Story and photos by Vivienne Pearson
Much has changed in the quarter-century since the ‘Sausage King’ opened up shop 25 years ago. In addition to the butcher and the Tavern (see stories opposite), Ocean Shores Shopping Centre now boasts nine food- and drink-based businesses. Here’s a snippet on each.
Longtime health focus:
A pharmacy wouldn’t usually feature in The Good Life but John Geddes Pharmacy is no ordinary chemist. For 16 years, they have combined modern with traditional medicine and consider food one part of the latter. In addition to having a Herbalist (James) and Naturopath (Paul) there most days, Tibby is known as a ‘Food Guru’. The shop stocks a range of bulk foods as well as bread, honey and packaged teas and spices.
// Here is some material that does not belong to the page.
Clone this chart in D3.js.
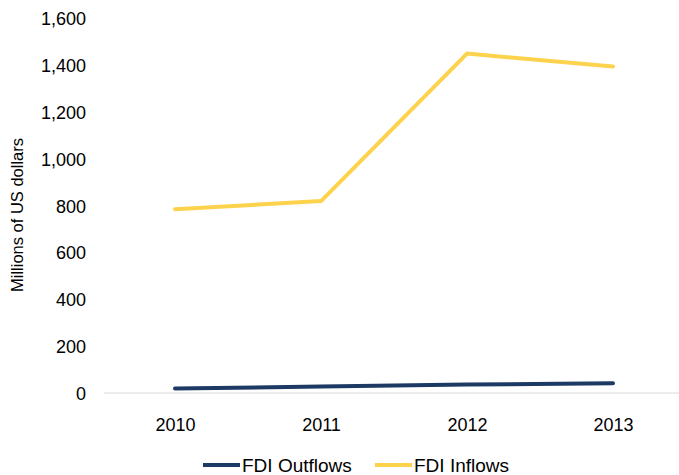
<!DOCTYPE html>
<html>
<head>
<meta charset="utf-8">
<script src="https://cdn.jsdelivr.net/npm/d3@7"></script>
<style>
  body { margin: 0; background: #fff; }
  svg text { font-family: "Liberation Sans", Arial, sans-serif; fill: #000; }
</style>
</head>
<body>
<div class="graph"></div>
<script>
// Data
var years = ['2010', '2011', '2012', '2013'];
var outflows = [19, 28, 36, 42];
var inflows = [785, 820, 1450, 1395];
var yTicks = [0, 200, 400, 600, 800, 1000, 1200, 1400, 1600];

var seriesNames = ['FDI Outflows', 'FDI Inflows'];
var seriesColors = ['#1c3a63', '#fdd24c'];

var width = 679, height = 475;

var svg = d3.select('.graph')
  .append('svg')
  .attr('width', width)
  .attr('height', height);

// Scales
var x = d3.scalePoint()
  .domain(years)
  .range([102, 686])
  .padding(0.5);

var y = d3.scaleLinear()
  .domain([0, 1600])
  .range([393, 18.5]);

// Baseline
svg.append('line')
  .attr('x1', 104)
  .attr('x2', width)
  .attr('y1', y(0))
  .attr('y2', y(0))
  .style('stroke', '#d9d9d9')
  .style('stroke-width', 1);

// Y axis labels
var yAxis = svg.append('g')
  .attr('transform', 'translate(86,0)')
  .call(d3.axisLeft(y).tickValues(yTicks).tickSize(0).tickPadding(0).tickFormat(d3.format(',')));
yAxis.select('.domain').remove();
yAxis.selectAll('text')
  .style('font-size', '18px')
  .attr('dy', '0.35em');

// X axis labels
var xAxis = svg.append('g')
  .attr('transform', 'translate(0,' + 425 + ')')
  .call(d3.axisBottom(x).tickSize(0).tickPadding(0));
xAxis.select('.domain').remove();
xAxis.selectAll('text')
  .style('font-size', '18px')
  .attr('dy', '0.35em');

// Axis title
svg.append('text')
  .attr('transform', 'translate(23,215) rotate(-90)')
  .attr('text-anchor', 'middle')
  .style('font-size', '16.5px')
  .text('Millions of US dollars');

// Lines
var line = d3.line()
  .x(function(d, i){ return x(years[i]); })
  .y(function(d){ return y(d); });

[outflows, inflows].forEach(function(series, i){
  svg.append('path')
    .datum(series)
    .attr('d', line)
    .style('fill', 'none')
    .style('stroke', seriesColors[i])
    .style('stroke-width', 4)
    .style('stroke-linecap', 'round')
    .style('stroke-linejoin', 'round');
});

// Legend
var legendX = [203, 375];
var legend = svg.selectAll('.legend')
  .data(seriesNames)
  .enter()
  .append('g')
  .attr('class', 'legend')
  .attr('transform', function(d, i){ return 'translate(' + legendX[i] + ',465)'; });

legend.append('line')
  .attr('x1', 0)
  .attr('x2', 37)
  .style('stroke', function(d, i){ return seriesColors[i]; })
  .style('stroke-width', 4);

legend.append('text')
  .attr('x', 39)
  .attr('dy', '0.35em')
  .style('font-size', '19px')
  .text(function(d){ return d; });
</script>
</body>
</html>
Phone 6680 1252.
A Sabi aesthetic:
The name for Sabi Sushi is derived from ‘wabi-sabi’, a key Japanese concept of aesthetics stemming from their ancient tea culture. The store has a beautiful aesthetic, with wooden tables and benches from which to choose on the sushi train, and watch the chefs prepare the next round. Local sourcing is key for the business, with coffee from Moonshine, Byron Brownies, and seafood from Bay Seafood. Outside, phone 6680 2346.
The Tide is Turning:
Tides Café recently changed hands. New owner Winter Selek plans to continue to offer the burgers (‘they have such a following,’ she says). In addition, she will introduce food from her Greek / Turkish origins. My Sister’s Kitchen, the planned new name, will focus on share platters and will showcase other female chefs. Outside, phone 6680 2346.
New kids in town:
Food Culture is a new bulk and wholefoods store that opened just over a month ago.
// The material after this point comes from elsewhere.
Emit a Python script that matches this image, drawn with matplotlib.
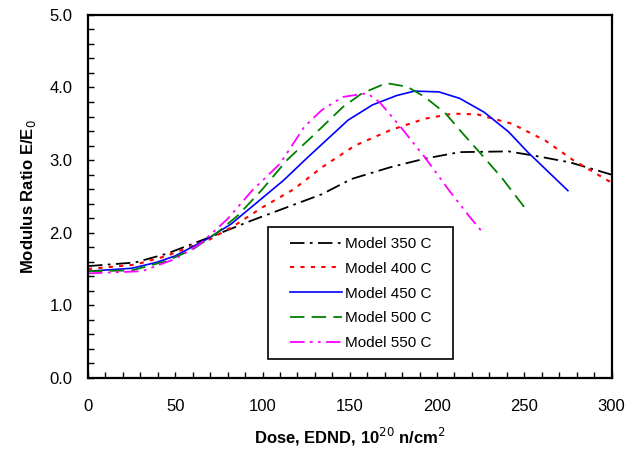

Four local families have banded together with the aim of making healthy living affordable to all. ‘It’s been a group effort,’ says Samidha Mayfield, a chef who is one of the team that includes an architect (who designed the light-filled shop) and youth, community and disability workers. ‘We are aiming for zero waste and plan to add bulk refrigerated items, like kombucha on tap.’ Outside, next to Tides/My Sister’s Kitchen, open 7 days. Facebook: /foodculturebulkfoods
Gaga for pizza & more:
Business partners Anna Steele and Pierre Sauvere are celebrating three years of owning GaGa Central, bought after both worked for the previous owner. Good coffee is also a speciality, as are juices and smoothies. GaGa has one section dedicated to pizza and the rest has a surprisingly large array of foods, including dips, cakes, sandwiches and pastry rolls. ‘We have a big range of healthy treats,’ says Anna before adding: ‘But then we also have baklava, which is full of sugar, flour and nuts!’. And they deliver – pizza, dessert and drink deliveries available within Ocean Shores, Billinudgel and Brunswick Heads. Inside, open 8am–8pm 7 days. Phone 6680 1312.
15 years & still baking:
Celebrating 15 years in business this year, Ocean Shores Bakery would like to thank their loyal local customers, of whom there was a steady flow while I visited. Baker Brad Trivett and his mum, Dianne, are the mainstays of the business, which also employs three apprentices and one other qualified baker. Everything you see instore is made on the premises, including Brad’s sourdough loaves. Outside, Open 7 days from 5am (to 5pm weekdays and 3/2pm on weekends). Phone 6680 1822.
Corn & more:
Cobba Corn is a great option for fresh fruit and veges, especially as they have a strong emphasis on sourcing locally. Less obvious are their supplies of legumes and spices, including amchur powder, chat masala and black cardamon. Inside, open seven days. Phone 6680 3944.
Time for a tipple?:
Ocean Shores boasts two bottle shops – Cellarbrations (inside the centre) and Bottlemart (next to the Tavern). If you are the sort of person who likes to share your custom around different local businesses, you need not worry – both are owned by the same team that own the Tavern. This doesn’t mean they are the same though. Adam Berger, one of the three owners, encourages people to compare prices. ‘Because they are different banner groups, they have different prices on everyday items as well as different specials.’